Note that although the syntax is almost the same, there is a significant difference between a variant constructor that takes multiple arguments and one that takes a single tuple as an argument. Consider the following type:

type foo = 
| A of int*int
| B of (int*int)

Although the syntax for A and B seems nearly the same, the parentheses are quite significant. A is a constructor that takes two arguments, both of which are integer typed values, while B is a constructor that takes a single argument, a tuple of two integers. These behave quite differently in many circumstances, such as when pattern matching. Be careful not to confuse them.

This is a good start but I think your text is context-heavy for a beginner, the many circumstances would be really unclear for this audience. An alternative path might be

Beware that the syntax for a constructor with multiple arguments

 type t = A of float * float

looks a lot like a tuple but this is not the case: all arguments are kept separated inside the constructor block, and it is not possible to extract those as a tuple without constructing a new tuple

let to_tuple (A (x,y)) = (x,y)
let wrong_to_tuple (A x) = x

If you want to pack all arguments together, it is possible to use a tuple as a constructor argument at the price of a bulkier memory representation:

type s = B of (float * float)
let to_tuple_bis (B x) = x

I find the beginning of what you wrote there very clear, i.e.:

Beware that the syntax for a constructor with multiple arguments

type t = A of float * float

looks a lot like a tuple but this is not the case:

but I think as a beginner I would have found the rest quite confusing. It discusses things like memory representation and tradeoffs on that which a beginner will not be prepared to think about, and brings in a couple of different let declaration styles as well.

How about:

Beware! The syntax for a constructor with multiple arguments:

type t = A of float * float

looks confusingly like it takes a tuple as its argument. However, A is a constructor that takes two float arguments. It is different from:

type t = B of (float * float)

in which B is a constructor that takes one argument, a tuple of two floats.
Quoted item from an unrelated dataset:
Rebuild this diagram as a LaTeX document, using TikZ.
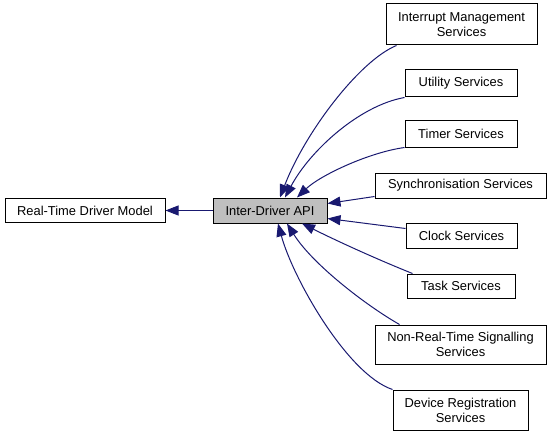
\documentclass[tikz,border=0pt]{standalone}
\usepackage{fontspec}
\setmainfont{Liberation Sans}
\usetikzlibrary{arrows.meta}
\definecolor{edgeblue}{RGB}{25,25,112}
\definecolor{currentgray}{RGB}{191,191,191}

\begin{document}
\begin{tikzpicture}[
    x=1pt, y=-1pt,
    every node/.style={align=center},
    groupbox/.style={rectangle, draw=black, fill=white, line width=1pt, inner sep=0pt, font=\fontsize{12.9}{15}\selectfont},
    currentbox/.style={groupbox, fill=currentgray},
    edge/.style={-{Triangle[length=13pt,width=10pt]}, draw=edgeblue, line width=1pt}
]
\useasboundingbox (0,0) rectangle (552,436);

% Left side - parent group and the current group
\node[groupbox, minimum width=160pt, minimum height=24pt] (rtdm) at (85,210.5) {Real-Time Driver Model};
\node[currentbox, minimum width=114pt, minimum height=25pt] (idapi) at (270,210.5) {Inter-Driver API};

% Right side - sub groups
\node[groupbox, minimum width=151pt, minimum height=41pt] (intr) at (461.5,24.5) {Interrupt Management\\Services};
\node[groupbox, minimum width=112pt, minimum height=27pt] (util) at (461,83.5) {Utility Services};
\node[groupbox, minimum width=112pt, minimum height=27pt] (timer) at (461,133.5) {Timer Services};
\node[groupbox, minimum width=171pt, minimum height=25pt] (sync) at (460.5,185.5) {Synchronisation Services};
\node[groupbox, minimum width=111pt, minimum height=25pt] (clock) at (461.5,235.5) {Clock Services};
\node[groupbox, minimum width=108pt, minimum height=24pt] (task) at (461,286) {Task Services};
\node[groupbox, minimum width=171pt, minimum height=39pt] (nrt) at (460.5,344.5) {Non-Real-Time Signalling\\Services};
\node[groupbox, minimum width=135pt, minimum height=40pt] (devreg) at (460.5,410) {Device Registration\\Services};

% Edges into the current group
\draw[edge] (idapi) -- (rtdm);
\draw[edge] ([xshift=11pt]intr.south west) .. controls +(-37,15) and +(25,-65) .. ([xshift=10pt]idapi.north);
\draw[edge] (util.south west) .. controls +(-45,8) and +(25,-47) .. ([xshift=15pt]idapi.north);
\draw[edge] (timer.south west) .. controls +(-36,5) and +(23,-22) .. ([xshift=27pt]idapi.north);
\draw[edge] ([yshift=2pt]sync.south west) -- ([yshift=7pt]idapi.east);
\draw[edge] ([yshift=7pt]clock.west) -- ([yshift=-8pt]idapi.east);
\draw[edge] ([xshift=6pt]task.north west) .. controls +(-30,-12) and +(40,20) .. ([xshift=32pt]idapi.south);
\draw[edge] ([xshift=25pt]nrt.north west) .. controls +(-35,-20) and +(25,40) .. ([xshift=17pt]idapi.south);
\draw[edge] (devreg.north west) .. controls +(-45,-15) and +(15,55) .. ([xshift=8pt]idapi.south);

\end{tikzpicture}
\end{document}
The two will behave differently under pattern matching, as A has two arguments, and B has only one.

(It might be reasonable to then show a difference in pattern matching between A and B.)

Yes, the part about memory was too technical.
I agree that an example would complement nicely your text:

let a_to_tuple a = match a with
 | A (x,y) -> (x,y)
let b_to_tuple b = match b with
| B t -> t 

Also, I would rename the second type to s, to avoid using type-directed disambiguation (which is now described in a subsection at the end of this section) at this stage.
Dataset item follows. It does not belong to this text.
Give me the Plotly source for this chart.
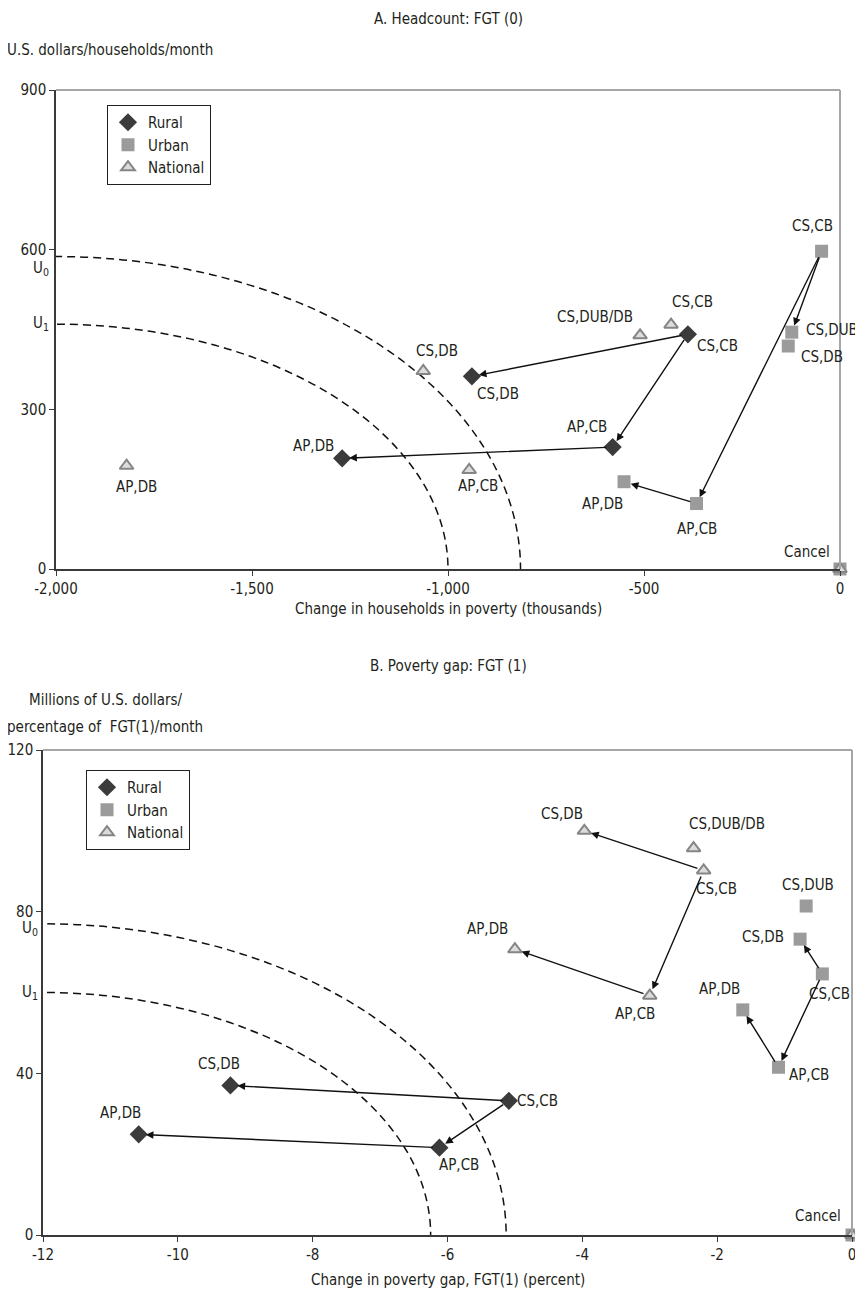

At last, I think that in a tutorial, it is not fair to introduce a potential choice without either explaining the potential consequence of this choice or advising on a branch, so I would add:

In doubt, it is generally more efficient to use the multiple arguments version.

Maybe with a reference to the C runtime chapter?

Reason does the same (different syntax for each), but specifically mentioned about it.

Be careful not to confuse a constructor carrying 2 arguments with a constructor carrying a single tuple argument:

type account =
 | Facebook(string, int) /* 2 arguments */;
type account2 =
 | Instagram((string, int)) /* 1 argument - happens to be a 2-tuple */;

Ok, but to construct the values, does it also allow the same syntax in both cases like OCaml syntax does?

I.e. is let a = Facebook("", 0) and let a2 = Instagram("",0) valid?

I find that aspect the most confusing.

IMO the most confusing part is that

let b_to_tuple b = match b with B (x, y) -> (x, y)

is also valid.

1 Like

I see your point, but since B t is a valid pattern, it seems coherent that expanding t to (x,y) works.

Yah. It might be important to note that but note the difference in what it means. Because the syntax is confusing, it would be best to err on the side of explicitness and clarity here.

Yes. Maybe one could point out that A t does not work to make the difference clear? Not sure.

An example from the Mantis thread seems particularly appropriate.

type t = A of int * string
let x = (3, "haha")
let y = A x (* This fails, because A needs two parameters. *)

That sounds like the right example to illustrate the difference.

one could add

let y = A (3, "haha") (* This succeeds, because here (3, "haha") is parsed as two constructor arguments. *)

I think this is a wart in the language but fortunately not encountered so frequently.